Von Theo Geers | 06.06.2019
Ein Windrad vor einem Regenbogen und Gewitterwolken
Der Ausbau der Windenergie sollte nach Expertenansicht deutlich beschleunigt werden (imago)
Die Energiewende kommt voran, das aber bedeutend langsamer als es aus Gründen des Klimaschutzes nötig wäre. Diese ist die zentrale Botschaft des Fortschrittsberichts zur Energiewende, ansonsten hat das Bild viele Facetten. Auf der Habenseite steht der Stromsektor. Der Ausstieg aus der Atomkraft verläuft planmäßig, der Ausbau der Erneuerbaren sogar überplanmäßig: Aber in den letzten zwei Jahren verlief der Zubau an neuen Wind- und Photovoltaikanlagen schleppend, wodurch der Weg steiler geworden ist, bis 2030 65 % des Stroms aus erneuerbaren zu erzeugen. Das weiß auch die Präsidenten des Bundesverbandes der Elektrizitäts- und Wasserwirtschaft Marie-Luise Wolff...

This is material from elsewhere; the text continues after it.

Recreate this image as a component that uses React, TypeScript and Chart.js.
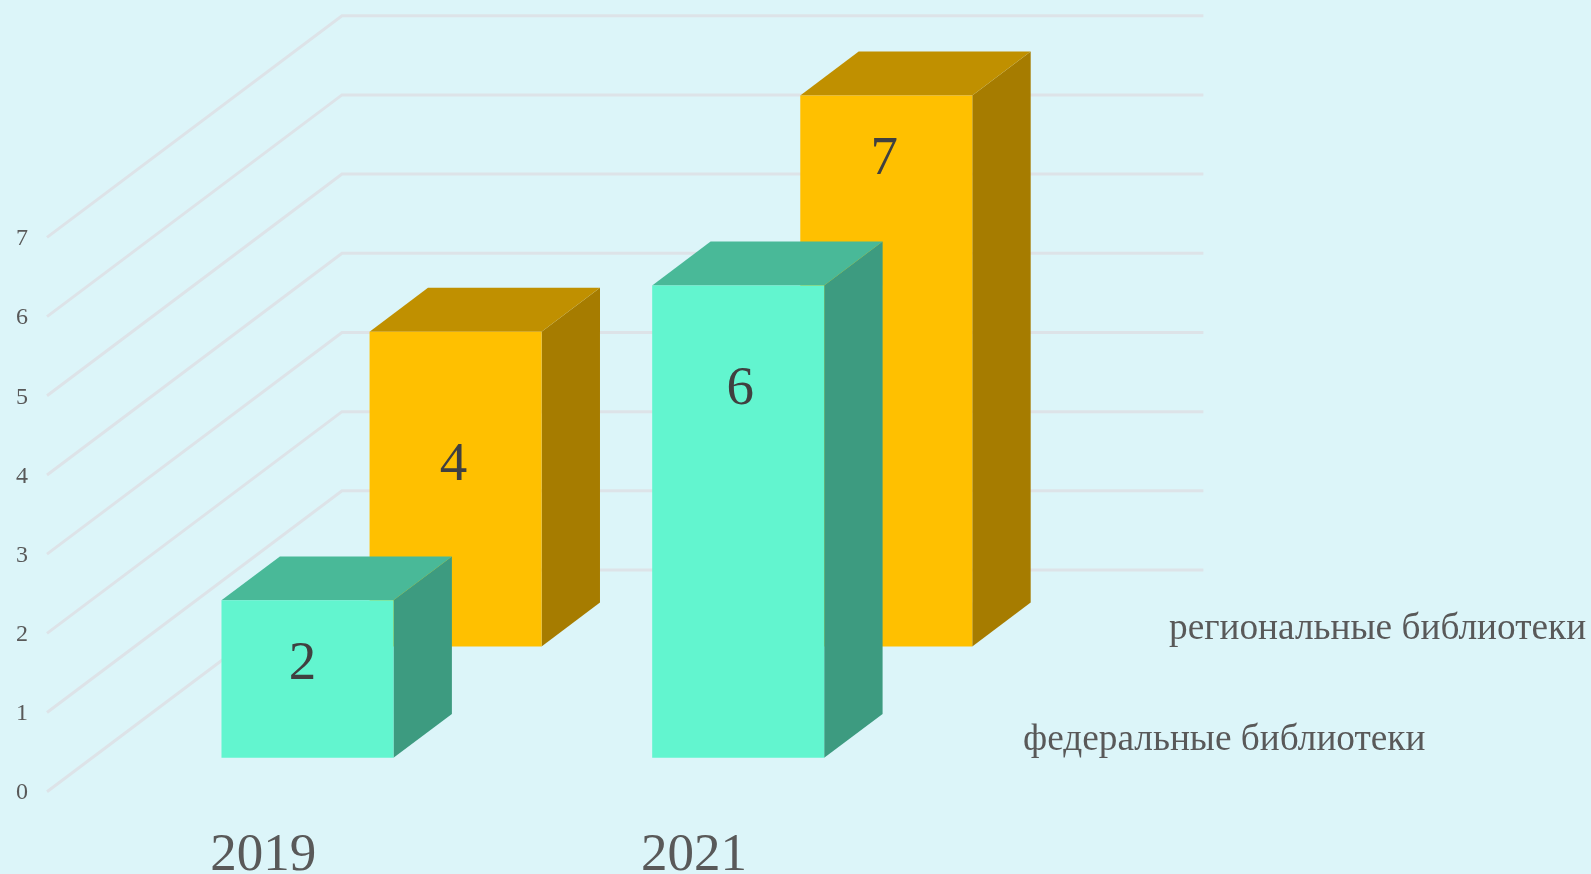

"Wir müssen umsetzen 65 % Erneuerbare bis 2030. Wir sind im Moment bei 38 %. Sie können sich selber leicht ausrechnen, was das heißt. Wir müssen jetzt ganz stark hochfahren mit dem Erneuerbaren-Ausbau, das heißt: 2000 Anlagen pro Jahr."
Bis 2030 jedes Jahr 2000 neue Windturbinen aufzustellen ist aber nicht die einzige Herausforderung.
Rückstand im Verkehrssektor
Vor allem im Verkehr hinkt die Energiewende den Zielen deutlich hinterher: Seit Jahren steigt hier der Energieverbrauch statt zu sinken und selbst wenn Maßnahmen wie die Förderung der Elektromobilität endlich griffen, würde das Energieeinsparziel von minus 10 % für 2020 noch nicht einmal im Jahr 2030 erreicht. Der Bericht sei auch deshalb ein miserables Zeugnis für die Regierungsarbeit in der Energie- und Klimapolitik, urteilt Julia Verlinden, die energiepolitische Sprecherin der Grünen, und weitere Zahlen geben ihr Recht. Groß ist etwa auch der Rückstand bei der Steigerung der Energieeffizienz...
"Da müssen die Anstrengungen sich verdreifachen in den nächsten Jahren, um hier auf das Zielniveau zu kommen."
...sagt Prof. Andreas Löschel von der Universität Münster. Löschel gehört zu den Autoren eines zweiten Monitoring-Berichtes zu Energiewende. Und dieser Bericht, der heute zeitgleich zur Bilanz der Bundesregierung erschien, ist deutlich kritischer als das Regierungspapier.
Verdreifachung der Anstrengungen nötig
Denn eine Verdreifachung der Anstrengungen ist beispielsweise auch nötig, um die CO2-Einsparziele für 2030 zu erreichen.
"In den letzten Jahren haben wir immer um 1,2 % gemindert, wir brauchen bis 2030 eine jährliche Minderung von 3,6 Prozent. Das heißt, dass ist massiv und das bedarf zum Einen –einer starken Reduzierung der Kohle – wir denken um mindestens 60 % aber auch einen starken Anstieg der Erneuerbaren im Strombereich auf mindesten 65 % .
Wichtig ist es für Löschel aber auch, jetzt den richtigen Rahmen für die Energiewende zu schaffen – und da führt für den Energieökonomen an der Bepreisung von CO2 kein Weg vorbei...
"Der Strom muss von den Abgaben befreit werden"
... und im Gegenzug müssen fossile Energieträger wie Öl, Benzin und Diesel oder Gas teurer werden. Das Ganze – darauf legt Löschel höchsten Wert – müsse aufkommensneutral sein: Wer erneuerbaren Strom benutzt, wird belohnt, wer fossile Energieträger verbrennt, zahlt drauf.